Cabe recalcar que no hay mejor enseñanza que la que se da mediante el ejemplo. Sócrates y Cristo, quizá los mejores maestros de Occidente, enseñaban por el simple hecho de existir. Los jóvenes, obnubilados muchas veces por sus pasiones, no son el mejor auditorio para enseñar virtudes ni actitudes desinteresadas. Sin embargo, el buen maestro logra tatuar mediante su fina retórica y su poderoso ejemplo una profunda huella en sus alumnos. El proceso de enseñanza, si llega a buen término, nos dice Steiner, resulta incendiario: “Enseñar con seriedad es poner las manos en lo que tiene de más vital un ser humano. Es buscar acceso a la carne viva, a lo más íntimo de la integridad de un niño o de un adulto. Un Maestro invade, irrumpe, puede arrasar con el fin de limpiar y reconstruir. Una enseñanza deficiente, una rutina pedagógica, un estilo de instrucción que, conscientemente o no, sea cínico en sus metas meramente utilitarias, son destructivas. Arrancan de raíz la esperanza. La mala enseñanza es, casi literalmente, asesina y, metafóricamente, un pecado. Disminuye al alumno, reduce a la gris inanidad el motivo que se presenta. Instila en la sensibilidad del niño o del adulto el más corrosivo de los ácidos, el aburrimiento, el gas metano del hastío. Millones de personas han matado las matemáticas, la poesía, el pensamiento lógico con una enseñanza muerta y la vengativa mediocridad, acaso subconsciente, de unos pedagogos frustrados. Las estampas de Molière son implacables”.
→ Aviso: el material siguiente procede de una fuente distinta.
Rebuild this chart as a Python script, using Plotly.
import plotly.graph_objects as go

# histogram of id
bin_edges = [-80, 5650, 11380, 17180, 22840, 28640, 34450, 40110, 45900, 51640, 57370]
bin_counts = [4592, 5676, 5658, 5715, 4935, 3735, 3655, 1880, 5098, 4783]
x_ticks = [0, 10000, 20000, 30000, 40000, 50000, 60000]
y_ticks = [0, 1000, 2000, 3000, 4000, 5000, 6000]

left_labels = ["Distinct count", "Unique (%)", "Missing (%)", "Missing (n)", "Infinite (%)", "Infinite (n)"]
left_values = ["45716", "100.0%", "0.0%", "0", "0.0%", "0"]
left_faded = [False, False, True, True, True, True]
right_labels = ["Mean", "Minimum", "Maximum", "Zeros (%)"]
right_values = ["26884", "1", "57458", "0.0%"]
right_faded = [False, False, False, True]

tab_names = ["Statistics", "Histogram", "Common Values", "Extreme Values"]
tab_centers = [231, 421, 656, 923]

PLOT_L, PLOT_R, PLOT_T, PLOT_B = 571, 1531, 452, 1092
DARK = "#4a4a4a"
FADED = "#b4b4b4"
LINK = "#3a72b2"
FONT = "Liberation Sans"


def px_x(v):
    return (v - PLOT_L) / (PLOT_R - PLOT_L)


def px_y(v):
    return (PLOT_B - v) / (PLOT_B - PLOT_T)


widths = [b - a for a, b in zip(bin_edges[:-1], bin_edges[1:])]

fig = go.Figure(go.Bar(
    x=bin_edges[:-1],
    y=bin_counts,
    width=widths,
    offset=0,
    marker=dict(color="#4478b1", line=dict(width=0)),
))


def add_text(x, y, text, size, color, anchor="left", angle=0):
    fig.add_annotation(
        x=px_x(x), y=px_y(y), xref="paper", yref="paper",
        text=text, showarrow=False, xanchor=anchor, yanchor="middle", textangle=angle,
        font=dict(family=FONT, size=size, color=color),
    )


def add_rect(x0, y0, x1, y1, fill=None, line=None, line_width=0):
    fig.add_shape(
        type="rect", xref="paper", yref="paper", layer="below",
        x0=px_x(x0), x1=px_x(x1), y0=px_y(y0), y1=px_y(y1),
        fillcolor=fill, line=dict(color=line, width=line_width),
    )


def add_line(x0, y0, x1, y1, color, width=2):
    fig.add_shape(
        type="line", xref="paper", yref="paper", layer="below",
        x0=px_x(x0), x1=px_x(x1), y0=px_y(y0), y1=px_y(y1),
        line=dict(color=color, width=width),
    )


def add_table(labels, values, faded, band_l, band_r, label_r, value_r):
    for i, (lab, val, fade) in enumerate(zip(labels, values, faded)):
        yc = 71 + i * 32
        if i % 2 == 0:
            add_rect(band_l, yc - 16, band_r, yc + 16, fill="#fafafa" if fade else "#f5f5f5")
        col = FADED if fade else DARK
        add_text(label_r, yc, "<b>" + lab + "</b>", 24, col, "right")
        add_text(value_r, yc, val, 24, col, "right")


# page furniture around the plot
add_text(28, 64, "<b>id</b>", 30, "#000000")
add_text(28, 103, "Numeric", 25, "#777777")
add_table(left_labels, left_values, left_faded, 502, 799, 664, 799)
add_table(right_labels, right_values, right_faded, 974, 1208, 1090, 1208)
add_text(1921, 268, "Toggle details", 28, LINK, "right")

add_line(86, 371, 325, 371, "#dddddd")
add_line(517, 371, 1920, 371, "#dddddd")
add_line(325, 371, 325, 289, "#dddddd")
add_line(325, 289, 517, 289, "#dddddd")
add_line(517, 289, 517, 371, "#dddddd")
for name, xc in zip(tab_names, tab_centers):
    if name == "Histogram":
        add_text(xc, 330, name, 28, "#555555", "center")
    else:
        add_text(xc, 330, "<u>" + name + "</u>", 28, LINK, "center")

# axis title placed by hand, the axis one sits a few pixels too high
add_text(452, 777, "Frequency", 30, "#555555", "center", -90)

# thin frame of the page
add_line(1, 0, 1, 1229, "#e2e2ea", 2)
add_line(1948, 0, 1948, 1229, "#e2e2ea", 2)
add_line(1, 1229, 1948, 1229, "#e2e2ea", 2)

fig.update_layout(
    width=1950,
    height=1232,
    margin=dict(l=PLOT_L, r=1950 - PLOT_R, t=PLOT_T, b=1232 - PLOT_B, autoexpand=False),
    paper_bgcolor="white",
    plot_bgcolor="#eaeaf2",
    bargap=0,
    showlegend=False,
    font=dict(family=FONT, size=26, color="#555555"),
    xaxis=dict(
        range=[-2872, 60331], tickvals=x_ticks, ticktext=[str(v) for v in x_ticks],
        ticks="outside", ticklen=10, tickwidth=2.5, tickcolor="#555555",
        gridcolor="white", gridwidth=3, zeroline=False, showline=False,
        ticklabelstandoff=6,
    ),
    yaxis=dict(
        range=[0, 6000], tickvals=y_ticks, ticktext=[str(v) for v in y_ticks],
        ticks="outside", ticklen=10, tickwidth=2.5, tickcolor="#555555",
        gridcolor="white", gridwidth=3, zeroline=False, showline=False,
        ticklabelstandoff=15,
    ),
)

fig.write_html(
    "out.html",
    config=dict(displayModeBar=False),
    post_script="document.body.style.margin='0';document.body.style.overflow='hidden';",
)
Uno de los métodos más apropiados para huir de la “rutina pedagógica” es el diálogo apasionado. Sólo la palabra hablada, sólo el discurso que cuestiona y es cuestionado cara a cara, sólo las afirmaciones interpeladas y no las que los alumnos digieren como su almuerzo, sacan a relucir la verdad. El proceso de enseñanza, como nos lo legó el Sócrates platónico, es una especie de parto de ideas. Los dictados ―no tanto “didácticos” como “dictatoriales”―, por desgracia aún presentes en algunas de nuestras universidades, detienen e inmovilizan el discurso, estatizan el libre juego del pensamiento y ocultan la verdad. La verdadera enseñanza nunca es dogmática.
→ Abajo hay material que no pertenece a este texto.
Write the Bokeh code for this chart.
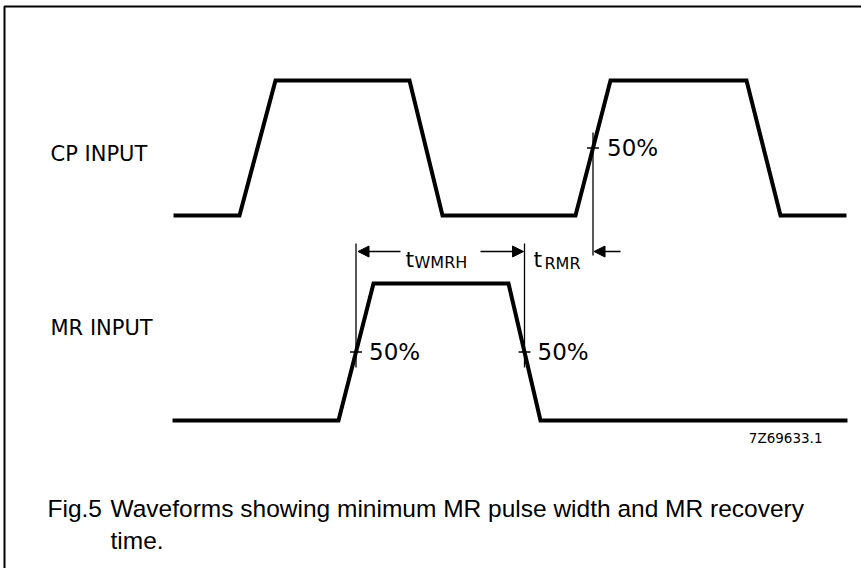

Los diálogos platónicos son un claro ejemplo de este ejercicio. La discusión entre alumno y maestro, sana pero apasionada, configura un rasgo esencial del aprendizaje fructífero y la búsqueda desinteresada de la verdad. Para Borges, la creación del género del diálogo por parte de Platón, lleva el estigma trágico del alumno que pierde a su maestro, su voz y su diálogo fortificante: “Pero podríamos decir también que Platón estaba triste por Sócrates. Después de la muerte de Sócrates se diría a sí mismo: «¿Qué hubiera dicho Sócrates a propósito de esta duda mía?». Y entonces, para volver a oír la voz de su querido maestro, escribió los diálogos (…) Me imagino que su principal propósito era la ilusión de que, a pesar de que Sócrates hubiera bebido la cicuta, seguía acompañándolo”.